▸ **RECORDED DATA**:
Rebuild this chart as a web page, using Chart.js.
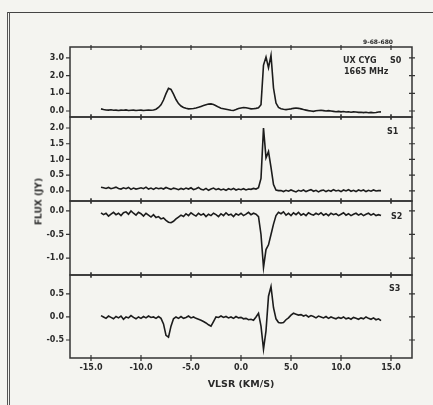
<!DOCTYPE html>
<html>
<head>
<meta charset="utf-8">
<script src="https://cdn.jsdelivr.net/npm/chart.js@4"></script>
<style>
  body { margin: 0; background: #f4f4f0; }
  #page { position: relative; width: 433px; height: 405px; overflow: hidden; font-family: "DejaVu Sans", sans-serif; color: #2a2a2a; }
  .edge-top { position: absolute; left: 7px; top: 12px; width: 426px; border-top: 1.5px solid #444; }
  .edge-left { position: absolute; left: 7px; top: 12px; width: 1px; height: 393px; border-left: 1px solid #555; border-right: 1px solid #555; }
  canvas { position: absolute; left: 0; }
  .lbl { position: absolute; font-size: 8px; line-height: 1; white-space: nowrap; font-weight: bold; will-change: transform; }
</style>
</head>
<body>
<div id="page">
  <div class="edge-top"></div>
  <div class="edge-left"></div>
  <canvas id="c0" width="433" height="74" style="top:45px"></canvas>
  <canvas id="c1" width="433" height="88" style="top:115px"></canvas>
  <canvas id="c2" width="433" height="78" style="top:199px"></canvas>
  <canvas id="c3" width="433" height="123" style="top:273px"></canvas>

  <div class="lbl" style="left:363px;top:39px;font-size:6px">9-68-680</div>
  <div class="lbl" style="left:343px;top:57px">UX CYG</div>
  <div class="lbl" style="left:390px;top:57px">S0</div>
  <div class="lbl" style="left:344px;top:68px">1665 MHz</div>
  <div class="lbl" style="left:387px;top:128px">S1</div>
  <div class="lbl" style="left:391px;top:213px">S2</div>
  <div class="lbl" style="left:389px;top:285px">S3</div>
  <div class="lbl" style="left:12px;top:197px;width:54px;font-size:9px;text-align:center;transform:rotate(-90deg)">FLUX (JY)</div>
</div>

<script>
// channel velocities (km/s)
const velocity = [
  -14, -13.75, -13.5, -13.25, -13, -12.75, -12.5, -12.25,
  -12, -11.75, -11.5, -11.25, -11, -10.75, -10.5, -10.25,
  -10, -9.75, -9.5, -9.25, -9, -8.75, -8.5, -8.25,
  -8, -7.75, -7.5, -7.25, -7, -6.75, -6.5, -6.25,
  -6, -5.75, -5.5, -5.25, -5, -4.75, -4.5, -4.25,
  -4, -3.75, -3.5, -3.25, -3, -2.75, -2.5, -2.25,
  -2, -1.75, -1.5, -1.25, -1, -0.75, -0.5, -0.25,
  0, 0.25, 0.5, 0.75, 1, 1.25, 1.5, 1.75,
  2, 2.25, 2.5, 2.75, 3, 3.25, 3.5, 3.75,
  4, 4.25, 4.5, 4.75, 5, 5.25, 5.5, 5.75,
  6, 6.25, 6.5, 6.75, 7, 7.25, 7.5, 7.75,
  8, 8.25, 8.5, 8.75, 9, 9.25, 9.5, 9.75,
  10, 10.25, 10.5, 10.75, 11, 11.25, 11.5, 11.75,
  12, 12.25, 12.5, 12.75, 13, 13.25, 13.5, 13.75,
  14
];

// Stokes S0 (Jy)
const stokesS0 = [
  0.12, 0.08, 0.06, 0.05, 0.07, 0.04, 0.05, 0.03,
  0.05, 0.04, 0.06, 0.03, 0.04, 0.05, 0.03, 0.04,
  0.05, 0.03, 0.04, 0.05, 0.04, 0.06, 0.1, 0.2,
  0.35, 0.62, 0.98, 1.28, 1.22, 0.95, 0.65, 0.42,
  0.28, 0.2, 0.15, 0.12, 0.13, 0.14, 0.17, 0.21,
  0.26, 0.31, 0.35, 0.39, 0.4, 0.37, 0.3, 0.22,
  0.16, 0.13, 0.1, 0.07, 0.04, 0.03, 0.08, 0.14,
  0.17, 0.2, 0.18, 0.15, 0.12, 0.13, 0.15, 0.18,
  0.35, 2.6, 3.05, 2.45, 3.15, 1.3, 0.45, 0.2,
  0.13, 0.1, 0.08, 0.1, 0.12, 0.15, 0.17, 0.15,
  0.12, 0.08, 0.05, 0.02, 0.0, -0.02, 0.01, 0.03,
  0.04, 0.02, 0.0, 0.02, 0.0, -0.02, -0.04, -0.02,
  -0.05, -0.03, -0.06, -0.04, -0.07, -0.05, -0.06, -0.08,
  -0.07, -0.09, -0.07, -0.1, -0.08, -0.1, -0.09, -0.06,
  -0.05
];

// Stokes S1 (Jy)
const stokesS1 = [
  0.12, 0.1, 0.08, 0.11, 0.07, 0.09, 0.12, 0.08,
  0.06, 0.1, 0.07, 0.11, 0.05, 0.09, 0.06, 0.08,
  0.1, 0.07, 0.12, 0.06, 0.09, 0.05, 0.1, 0.07,
  0.09, 0.06, 0.11, 0.08, 0.05, 0.09, 0.07, 0.04,
  0.08, 0.05, 0.09, 0.06, 0.1, 0.04, 0.07, 0.11,
  0.05, 0.03, 0.08, 0.02, 0.06, 0.09, 0.04, 0.07,
  0.03, 0.06, 0.02, 0.07, 0.04, 0.08, 0.03, 0.06,
  0.04, 0.07, 0.03, 0.06, 0.05, 0.08, 0.06, 0.1,
  0.4, 2.0, 1.05, 1.25, 0.75, 0.2, 0.03, 0.01,
  0.01, -0.02, 0.02, -0.01, 0.03, 0.0, -0.03, 0.02,
  -0.01, 0.03, -0.02, 0.01, 0.04, -0.01, 0.02, -0.03,
  0.01, 0.03, -0.02, 0.02, -0.01, 0.04, 0.0, 0.02,
  -0.02, 0.03, 0.0, 0.04, -0.01, 0.02, -0.02, 0.03,
  0.0, 0.03, -0.02, 0.02, -0.01, 0.03, 0.0, 0.01,
  0.01
];

// Stokes S2 (Jy)
const stokesS2 = [
  -0.04, -0.08, -0.05, -0.11, -0.07, -0.03, -0.08, -0.05,
  -0.1, -0.04, -0.02, -0.07, 0.0, -0.05, -0.09, -0.03,
  -0.06, -0.11, -0.05, -0.09, -0.13, -0.08, -0.14, -0.12,
  -0.17, -0.15, -0.2, -0.24, -0.25, -0.22, -0.17, -0.13,
  -0.09, -0.12, -0.06, -0.1, -0.04, -0.08, -0.11, -0.05,
  -0.09, -0.06, -0.12, -0.07, -0.1, -0.05, -0.08, -0.12,
  -0.06, -0.1, -0.04, -0.09, -0.07, -0.12, -0.06, -0.09,
  -0.05, -0.1, -0.07, -0.03, -0.08, -0.05, -0.07, -0.12,
  -0.5, -1.2, -0.82, -0.72, -0.5, -0.28, -0.1, -0.03,
  -0.06, -0.02, -0.09, -0.05, -0.1, -0.04, -0.08, -0.03,
  -0.09, -0.06, -0.1, -0.04, -0.07, -0.09, -0.05, -0.08,
  -0.04, -0.09, -0.06, -0.1, -0.05, -0.08, -0.06, -0.1,
  -0.07, -0.04, -0.09, -0.06, -0.1, -0.07, -0.05, -0.09,
  -0.06, -0.1, -0.07, -0.05, -0.09, -0.06, -0.1, -0.08,
  -0.1
];

// Stokes S3 (Jy)
const stokesS3 = [
  0.03, 0.0, -0.03, 0.02, -0.01, -0.04, 0.01, -0.02,
  0.02, -0.05, 0.0, -0.02, 0.03, -0.01, -0.04, 0.0,
  -0.03, 0.01, -0.02, 0.02, -0.01, 0.0, -0.03, 0.01,
  -0.03, -0.15, -0.4, -0.44, -0.2, -0.04, 0.0, -0.03,
  0.01, -0.03, -0.01, 0.02, -0.02, 0.0, -0.03, -0.05,
  -0.07, -0.1, -0.13, -0.17, -0.2, -0.1, 0.0, -0.01,
  0.02, -0.01, 0.01, -0.02, 0.0, -0.03, 0.01, -0.02,
  -0.01, -0.04, -0.03, -0.06, -0.05, -0.07, 0.0, 0.08,
  -0.2, -0.7, -0.3, 0.45, 0.66, 0.2, -0.04, -0.12,
  -0.13, -0.12, -0.06, -0.02, 0.04, 0.08, 0.06, 0.04,
  0.05, 0.02, 0.04, 0.0, 0.03, 0.01, -0.02, 0.02,
  0.0, -0.02, 0.01, -0.03, 0.0, -0.02, -0.04, -0.01,
  -0.03, 0.0, -0.04, -0.02, -0.05, -0.01, -0.03, -0.05,
  -0.02, -0.04, 0.0, -0.03, -0.05, -0.02, -0.06, -0.04,
  -0.08
];

const velTicks = [-15, -10, -5, 0, 5, 10, 15];
const ticksS0 = [0, 1, 2, 3];
const ticksS1 = [0, 0.5, 1, 1.5, 2];
const ticksS2 = [-1, -0.5, 0];
const ticksS3 = [-0.5, 0, 0.5];

Chart.defaults.font.family = "'DejaVu Sans', sans-serif";
Chart.defaults.font.weight = 'bold';
Chart.defaults.color = '#2a2a2a';

// box round each panel plus the little tick marks
const framePlugin = {
  id: 'frame',
  afterDraw(chart) {
    const { ctx, chartArea: a, scales } = chart;
    ctx.save();
    ctx.strokeStyle = '#333';
    ctx.lineWidth = 1.5;
    ctx.strokeRect(a.left, a.top, a.right - a.left, a.bottom - a.top);
    ctx.lineWidth = 1.2;
    ctx.beginPath();
    velTicks.forEach(v => {
      const px = scales.x.getPixelForValue(v);
      ctx.moveTo(px, a.top - 3); ctx.lineTo(px, a.top + 3);
      ctx.moveTo(px, a.bottom - 3); ctx.lineTo(px, a.bottom + 3);
    });
    scales.y.ticks.forEach(t => {
      const py = scales.y.getPixelForValue(t.value);
      ctx.moveTo(a.left - 4, py); ctx.lineTo(a.left, py);
      ctx.moveTo(a.right - 3, py); ctx.lineTo(a.right + 3, py);
    });
    ctx.stroke();
    ctx.restore();
  }
};

function makePanel(id, values, yMin, yMax, yTicks, showX) {
  return new Chart(document.getElementById(id), {
    type: 'line',
    data: {
      datasets: [{
        data: values.map((f, i) => ({ x: velocity[i], y: f })),
        borderColor: '#1c1c1c',
        borderWidth: 1.6,
        pointRadius: 0,
        tension: 0,
        fill: false
      }]
    },
    options: {
      responsive: false,
      animation: false,
      layout: { padding: { left: 0, right: 21, top: 2, bottom: 2 } },
      plugins: { legend: { display: false }, tooltip: { enabled: false } },
      scales: {
        x: {
          type: 'linear',
          min: -17.1,
          max: 17.1,
          display: showX,
          grid: { display: false, drawTicks: false },
          border: { display: false },
          afterBuildTicks: s => { s.ticks = velTicks.map(v => ({ value: v })); },
          ticks: { padding: 5, font: { size: 8 }, maxRotation: 0, autoSkip: false, callback: v => v.toFixed(1) },
          title: { display: showX, text: 'VLSR (KM/S)', font: { size: 9.5 }, padding: { top: 0, bottom: 4 } },
          afterFit: s => { s.height = showX ? 36 : 0; s.paddingLeft = 0; s.paddingRight = 0; }
        },
        y: {
          min: yMin,
          max: yMax,
          grid: { display: false, drawTicks: false },
          border: { display: false },
          afterBuildTicks: s => { s.ticks = yTicks.map(v => ({ value: v })); },
          ticks: { padding: 6, font: { size: 8 }, callback: v => v.toFixed(1) },
          afterFit: s => { s.width = 70; s.paddingTop = 0; s.paddingBottom = 0; }
        }
      }
    },
    plugins: [framePlugin]
  });
}

makePanel('c0', stokesS0, -0.34, 3.62, ticksS0, false);
makePanel('c1', stokesS1, -0.32, 2.35, ticksS1, false);
makePanel('c2', stokesS2, -1.36, 0.21, ticksS2, false);
makePanel('c3', stokesS3, -0.89, 0.91, ticksS3, true);
</script>
</body>
</html>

▸ **GIVEN INSTRUCTION**: Read the data above. Pull out each line in which the string "page" appears.

▸ **SOLUTION TO THIS TASK**:
Rebuild this chart as a web page, using Chart.js.
  #page { position: relative; width: 433px; height: 405px; overflow: hidden; font-family: "DejaVu Sans", sans-serif; color: #2a2a2a; }
<div id="page">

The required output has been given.